What is intelligence, resurrecting Steve Jobs, and AI that can reason
Intelligence is the extent to which actions are likely to achieve objectives. Hallmarks of intelligence like learning, solving problems, etc. increase the likelihood of this success
Giving credit where it is due: the profound one-line definition of intelligence:
Intelligence is the extent to which actions are likely to achieve objectives
is not of my own creation- but paraphrasing from Stuart Russel’s book Human Compatibility ( apparently this books rates high on Elon Musks’ list of books to read). But why does this matter? Russel argues that machines powered by AI are starting to make important decisions with lack of oversight. Thus, we run the risk of super-intelligent AI making bad decisions that affect humanity.
Intelligence and AI
To demonstrate the problems of intelligent AI- Russel considers the following application of AI in real-life: content selection algorithms. Russel argues that these algorithms are designed to manipulate people into being more predictable, as a consequence of which they can be fed items that they are likely to click on which generates revenue for platforms. Russel further states that people with more extreme political views are more predictable. And that these algorithms are manipulating people to be more extreme (extreme left or right, but not centrist). This is just one illustration, but Russel says that more “intelligent” algorithms can be more effective in manipulating us.

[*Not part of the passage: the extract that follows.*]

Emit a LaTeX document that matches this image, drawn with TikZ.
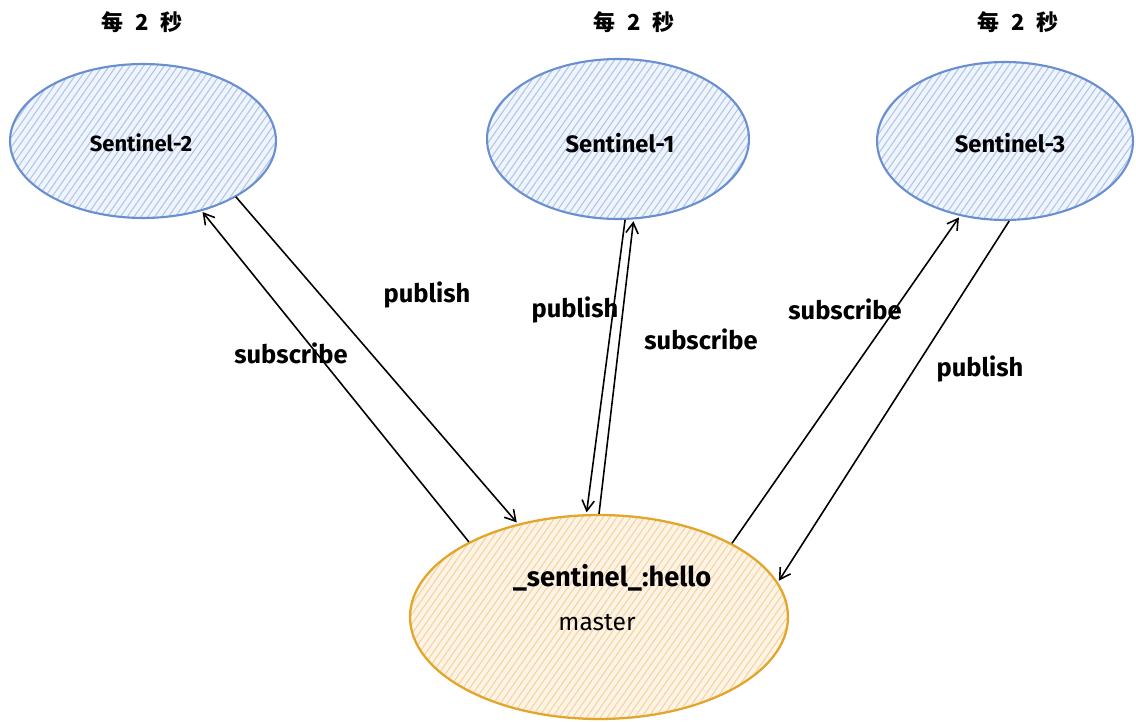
\documentclass[tikz,border=0pt]{standalone}
\usepackage{fontspec}
\setmainfont{Fira Sans}
\newfontfamily\cjk{Noto Sans CJK SC}
\usetikzlibrary{shapes.geometric,arrows.meta,patterns.meta}
\definecolor{bluestroke}{HTML}{6A8FD0}
\definecolor{bluehatch}{HTML}{ADC6EA}
\definecolor{bluebg}{HTML}{F0F4FC}
\definecolor{orstroke}{HTML}{E3A52A}
\definecolor{orhatch}{HTML}{F5D3A0}
\definecolor{orbg}{HTML}{FDF4E6}
\tikzset{
  sentinelnode/.style={ellipse, draw=bluestroke, line width=1.2pt, inner sep=0pt,
    preaction={fill=bluebg},
    pattern={Lines[angle=55,distance=3.2pt,line width=0.6pt]}, pattern color=bluehatch},
  masternode/.style={ellipse, draw=orstroke, line width=1.3pt, inner sep=0pt,
    preaction={fill=orbg},
    pattern={Lines[angle=55,distance=3.2pt,line width=0.6pt]}, pattern color=orhatch},
  lbl/.style={font=\bfseries\fontsize{14.5}{17}\selectfont, inner sep=1pt},
  slbl/.style={font=\bfseries\fontsize{13.5}{16}\selectfont, inner sep=1pt},
  tlbl/.style={font=\cjk\bfseries\fontsize{12.5}{15}\selectfont, inner sep=1pt},
  conn/.style={line width=0.9pt, -{Straight Barb[length=6pt,width=7pt,line width=0.9pt]}, shorten >=1pt}
}
\newcommand{\tsp}{\hspace{0.55em}}
\begin{document}
\begin{tikzpicture}[x=0.02cm,y=-0.02cm]
\useasboundingbox (0,0) rectangle (1136,722);
% ellipses
\node[sentinelnode, minimum width=5.32cm, minimum height=3.08cm] (s2) at (143,141) {};
\node[sentinelnode, minimum width=5.24cm, minimum height=3.2cm] (s1) at (618,139) {};
\node[sentinelnode, minimum width=5.12cm, minimum height=3.16cm] (s3) at (1005,141) {};
\node[masternode, minimum width=7.56cm, minimum height=4.08cm] (m) at (599,617) {};
% ellipse texts
\node[slbl, font=\bfseries\fontsize{12.5}{15}\selectfont] (t2) at (141,143) {Sentinel-2};
\node[slbl] (t1) at (620,143) {Sentinel-1};
\node[slbl] (t3) at (1010,143) {Sentinel-3};
\node[font=\bfseries\fontsize{15.5}{18}\selectfont, inner sep=1pt] (mt) at (612,578) {\_sentinel\_:hello};
\node[font=\fontsize{14}{16}\selectfont, inner sep=1pt] (mm) at (597,623) {master};
% titles
\node[tlbl] (h2) at (142,22) {每\tsp 2\tsp 秒};
\node[tlbl] (h1) at (634,22) {每\tsp 2\tsp 秒};
\node[tlbl] (h3) at (1018,22) {每\tsp 2\tsp 秒};
% connectors
\draw[conn] (m.150.8) -- (s2.-50.4);
\draw[conn] (s2.-31) -- (m.131);
\draw[conn] (s1.-85.5) -- (m.97.8);
\draw[conn] (m.90.6) -- (s1.-79);
\draw[conn] (m.29.4) -- (s3.-121.4);
\draw[conn] (s3.-87.9) -- (m.11.2);
% connector labels
\node[lbl] (l1) at (427,295) {publish};
\node[lbl] (l2) at (291,353) {subscribe};
\node[lbl] (l3) at (575,310) {publish};
\node[lbl] (l4) at (701,339) {subscribe};
\node[lbl] (l5) at (845,309) {subscribe};
\node[lbl] (l6) at (980,369) {publish};
\end{tikzpicture}
\end{document}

According to Russel, one way to solve this is to change the mindset around AI from intelligence benchmarks to how much the improvements benefit humans:
Machines are beneficial to the extent they achieve our objectives
Russel does mention however, that one his interests in AI is that it might help us understand the precursors for true intelligence. Characteristics we evolved such as logical reasoning, planning, wit, creativity, etc. — help us in evolutionary success. However, that does not mean to say that this evolution could have occurred without these hallmarks of “intelligence”. He offers up an interesting idea that AI can be used as experimental proving grounds for the important question:
What are the basic requirements for intelligence?
Can there be other ways that AI can be intelligent without some of the hallmark characteristics?
Introducing reasoning in AI
Some very recent developments in the past year have resulted in spectacular performance boosts in AI. Google envisions a single AI model, , that could generalize on multiple tasks and domains. This excerpt is taken directly from the google page on pathways:
We want a model to have different capabilities that can be called upon as needed, and stitched together to perform new, more complex tasks — a bit closer to the way the mammalian brain generalizes across tasks.
Today’s models mostly focus on one sense. Pathways will enable multiple senses.
In a recent paper, Google released the Pathways Language Model (PaLM), a 540-billion parameter model that achieved state-of-the-art on multiple language tasks.
Apart from the language model itself, Google also showed a remarkable breakthrough when prompting language models to “explain themselves” as follows:

To give context; the standard prompting on the left-hand side is when a fully trained large language model is given labels corresponding to inputs (also known as few-shot learning). A standard generative question-answer prompt would ask a question (here how many balls Roger has) and give the answer (here 11). Then you can test this on an example that the model has not seen (the question about apples) and observe the output (in this case, 27 is the wrong output).
Whereas the chain of thought prompting would give the reasoning behind the answer for how many balls Roger has. What is remarkable is that with just a handful (less than 10) of these sorts of chain of thought prompts essentially gives the model the “sense” to explain the reasoning behind its deductions. And more often than the standard prompting- the model gives the correct answer (on the bottom right)!
Give a man a fish and he will eat for a day. Teach a man how to fish and you feed him for a lifetime.
Give an AI labels and it will solve your task of the day. Teach it to reason and it will solve more tasks than you can imagine.
Because chain of thought prompting makes the model better than the previous state-of-the-art, the model is becoming more “intelligent” as it pertains to solving tasks that benefit humans. Interestingly, though — rather than a divergence from human intelligence; this state-of-the-art is actually getting more and more similar to the way humans reason based on deduction. But we are no closer to actually understanding the reasoning process from fundamentals. One could argue that adding this chain of thought prompting increases the complexity!
Sure, chain of thought prompting means we can understand how the model reasons in a similar way to when we teach young kids of 3 or 4 years old how to count and explain their thought process by using their fingers and/or pointing out objects. However, we still don’t understand the mechanisms that go on in their brain — in the same way that we don’t (yet) understand how all this prompting actually helps these models perform better!
Does this mean that we cannot understand the human brain through AI? Or the idea that machine intelligence will be fundamentally different from human intelligence is not true?
Only time will tell. Although, observing AI as they compute is more feasible than observing the human brain as it thinks. We can break open AI models, experiment with them, and see how they function — which is something we cannot do with living, human brains.
In fact, it might well be that we have found the basic ingredients of intelligence!